AIM OF THE TASK ▸ Take the lines of the data below from the very first through the line containing "(\c.north |- bus);" and output them exactly, pictures excluded.
>> BEGIN SOURCE MATERIAL
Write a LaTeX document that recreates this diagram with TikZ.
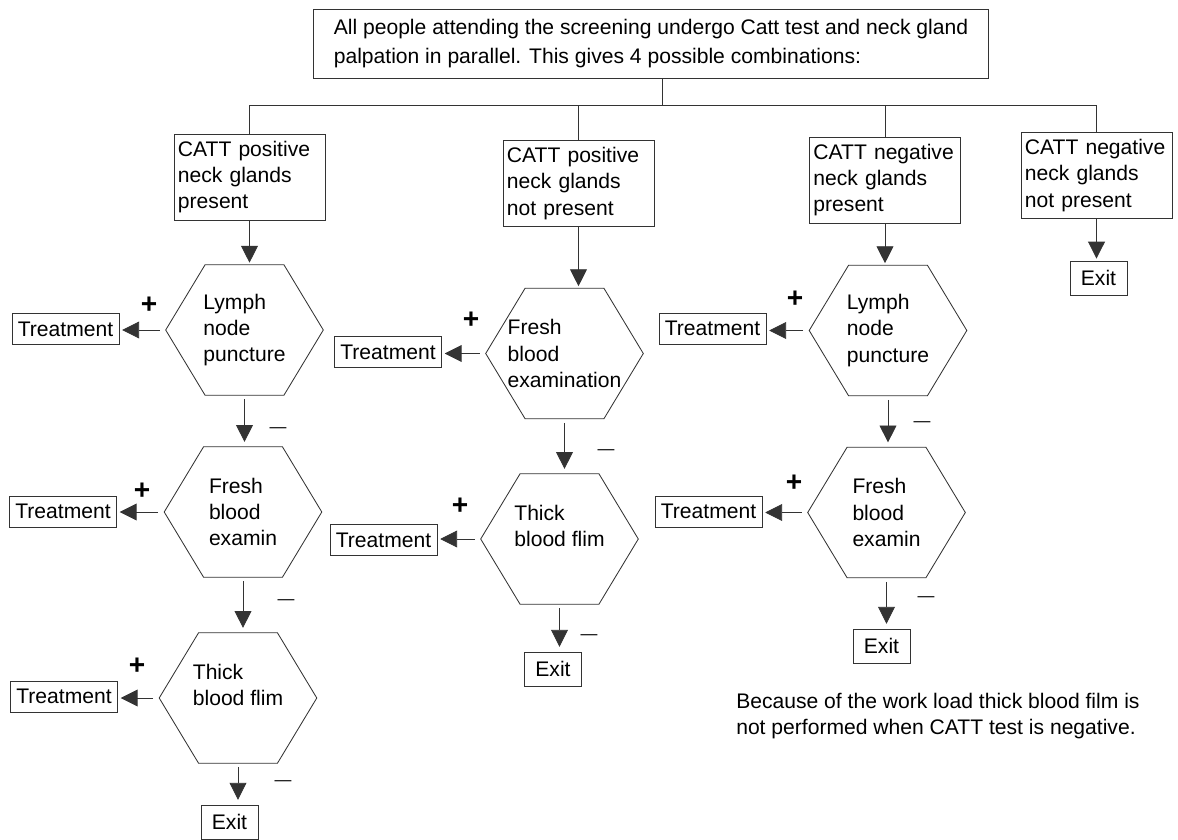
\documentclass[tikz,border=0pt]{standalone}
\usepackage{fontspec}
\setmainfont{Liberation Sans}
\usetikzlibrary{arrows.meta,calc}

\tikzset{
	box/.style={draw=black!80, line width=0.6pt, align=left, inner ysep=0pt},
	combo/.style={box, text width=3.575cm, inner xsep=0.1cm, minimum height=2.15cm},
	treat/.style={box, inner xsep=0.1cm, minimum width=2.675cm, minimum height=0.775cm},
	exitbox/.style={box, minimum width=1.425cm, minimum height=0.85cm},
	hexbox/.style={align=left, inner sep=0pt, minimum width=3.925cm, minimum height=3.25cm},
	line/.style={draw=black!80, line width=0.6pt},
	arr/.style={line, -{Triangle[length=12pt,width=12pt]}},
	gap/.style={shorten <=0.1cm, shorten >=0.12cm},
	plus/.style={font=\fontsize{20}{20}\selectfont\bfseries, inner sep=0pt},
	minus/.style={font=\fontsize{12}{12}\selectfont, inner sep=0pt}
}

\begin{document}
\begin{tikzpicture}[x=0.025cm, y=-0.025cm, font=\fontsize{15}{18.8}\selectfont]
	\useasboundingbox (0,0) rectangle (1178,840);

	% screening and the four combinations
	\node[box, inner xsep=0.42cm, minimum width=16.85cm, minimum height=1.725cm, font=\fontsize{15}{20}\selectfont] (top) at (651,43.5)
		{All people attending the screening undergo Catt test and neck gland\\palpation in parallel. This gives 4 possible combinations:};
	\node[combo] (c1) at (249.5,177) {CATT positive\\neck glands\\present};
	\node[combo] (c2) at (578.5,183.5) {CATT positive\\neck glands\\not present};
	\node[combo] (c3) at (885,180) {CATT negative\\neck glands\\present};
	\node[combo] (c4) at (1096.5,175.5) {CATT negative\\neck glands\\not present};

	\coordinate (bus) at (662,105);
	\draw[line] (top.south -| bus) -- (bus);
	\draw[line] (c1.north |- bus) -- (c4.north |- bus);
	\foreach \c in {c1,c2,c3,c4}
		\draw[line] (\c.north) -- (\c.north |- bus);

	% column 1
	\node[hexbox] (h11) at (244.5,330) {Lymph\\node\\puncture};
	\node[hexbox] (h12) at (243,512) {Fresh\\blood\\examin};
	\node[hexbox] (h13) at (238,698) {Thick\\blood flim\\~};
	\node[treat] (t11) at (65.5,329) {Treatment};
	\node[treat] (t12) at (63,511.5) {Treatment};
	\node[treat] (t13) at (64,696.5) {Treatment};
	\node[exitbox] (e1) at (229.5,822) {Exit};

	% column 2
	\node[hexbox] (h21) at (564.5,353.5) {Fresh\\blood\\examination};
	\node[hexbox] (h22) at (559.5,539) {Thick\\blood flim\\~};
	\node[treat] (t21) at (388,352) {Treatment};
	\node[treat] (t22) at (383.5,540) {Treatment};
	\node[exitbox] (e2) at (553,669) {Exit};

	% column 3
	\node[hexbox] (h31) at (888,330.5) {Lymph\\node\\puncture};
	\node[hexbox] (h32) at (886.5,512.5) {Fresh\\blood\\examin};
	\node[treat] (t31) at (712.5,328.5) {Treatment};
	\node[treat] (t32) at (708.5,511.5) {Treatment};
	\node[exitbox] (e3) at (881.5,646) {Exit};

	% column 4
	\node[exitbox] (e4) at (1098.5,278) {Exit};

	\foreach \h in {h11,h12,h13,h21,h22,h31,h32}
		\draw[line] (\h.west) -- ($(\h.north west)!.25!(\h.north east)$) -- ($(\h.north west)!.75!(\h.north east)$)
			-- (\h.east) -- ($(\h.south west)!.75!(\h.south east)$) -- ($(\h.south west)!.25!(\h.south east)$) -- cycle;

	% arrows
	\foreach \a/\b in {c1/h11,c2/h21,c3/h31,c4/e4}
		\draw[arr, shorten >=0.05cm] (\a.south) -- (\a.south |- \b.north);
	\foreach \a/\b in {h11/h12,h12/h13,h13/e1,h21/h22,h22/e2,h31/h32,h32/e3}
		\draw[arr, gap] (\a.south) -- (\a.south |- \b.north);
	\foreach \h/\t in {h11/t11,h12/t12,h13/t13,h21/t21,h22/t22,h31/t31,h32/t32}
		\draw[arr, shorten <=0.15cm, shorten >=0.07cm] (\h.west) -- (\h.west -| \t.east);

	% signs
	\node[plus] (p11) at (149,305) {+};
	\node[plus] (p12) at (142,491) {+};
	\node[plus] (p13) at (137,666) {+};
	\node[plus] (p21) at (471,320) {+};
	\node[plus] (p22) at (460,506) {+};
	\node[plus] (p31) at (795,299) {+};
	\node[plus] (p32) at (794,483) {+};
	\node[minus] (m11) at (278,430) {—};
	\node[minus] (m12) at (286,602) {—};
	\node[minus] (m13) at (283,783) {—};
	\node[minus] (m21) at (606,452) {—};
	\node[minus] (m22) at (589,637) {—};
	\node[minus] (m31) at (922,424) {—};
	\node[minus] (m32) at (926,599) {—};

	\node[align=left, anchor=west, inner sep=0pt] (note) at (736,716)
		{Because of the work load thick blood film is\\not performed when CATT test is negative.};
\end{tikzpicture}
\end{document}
>> END SOURCE MATERIAL
SOLUTION TO THE PROBLEM ▸
Write a LaTeX document that recreates this diagram with TikZ.
\documentclass[tikz,border=0pt]{standalone}
\usepackage{fontspec}
\setmainfont{Liberation Sans}
\usetikzlibrary{arrows.meta,calc}

\tikzset{
	box/.style={draw=black!80, line width=0.6pt, align=left, inner ysep=0pt},
	combo/.style={box, text width=3.575cm, inner xsep=0.1cm, minimum height=2.15cm},
	treat/.style={box, inner xsep=0.1cm, minimum width=2.675cm, minimum height=0.775cm},
	exitbox/.style={box, minimum width=1.425cm, minimum height=0.85cm},
	hexbox/.style={align=left, inner sep=0pt, minimum width=3.925cm, minimum height=3.25cm},
	line/.style={draw=black!80, line width=0.6pt},
	arr/.style={line, -{Triangle[length=12pt,width=12pt]}},
	gap/.style={shorten <=0.1cm, shorten >=0.12cm},
	plus/.style={font=\fontsize{20}{20}\selectfont\bfseries, inner sep=0pt},
	minus/.style={font=\fontsize{12}{12}\selectfont, inner sep=0pt}
}

\begin{document}
\begin{tikzpicture}[x=0.025cm, y=-0.025cm, font=\fontsize{15}{18.8}\selectfont]
	\useasboundingbox (0,0) rectangle (1178,840);

	% screening and the four combinations
	\node[box, inner xsep=0.42cm, minimum width=16.85cm, minimum height=1.725cm, font=\fontsize{15}{20}\selectfont] (top) at (651,43.5)
		{All people attending the screening undergo Catt test and neck gland\\palpation in parallel. This gives 4 possible combinations:};
	\node[combo] (c1) at (249.5,177) {CATT positive\\neck glands\\present};
	\node[combo] (c2) at (578.5,183.5) {CATT positive\\neck glands\\not present};
	\node[combo] (c3) at (885,180) {CATT negative\\neck glands\\present};
	\node[combo] (c4) at (1096.5,175.5) {CATT negative\\neck glands\\not present};

	\coordinate (bus) at (662,105);
	\draw[line] (top.south -| bus) -- (bus);
	\draw[line] (c1.north |- bus) -- (c4.north |- bus);
	\foreach \c in {c1,c2,c3,c4}
		\draw[line] (\c.north) -- (\c.north |- bus);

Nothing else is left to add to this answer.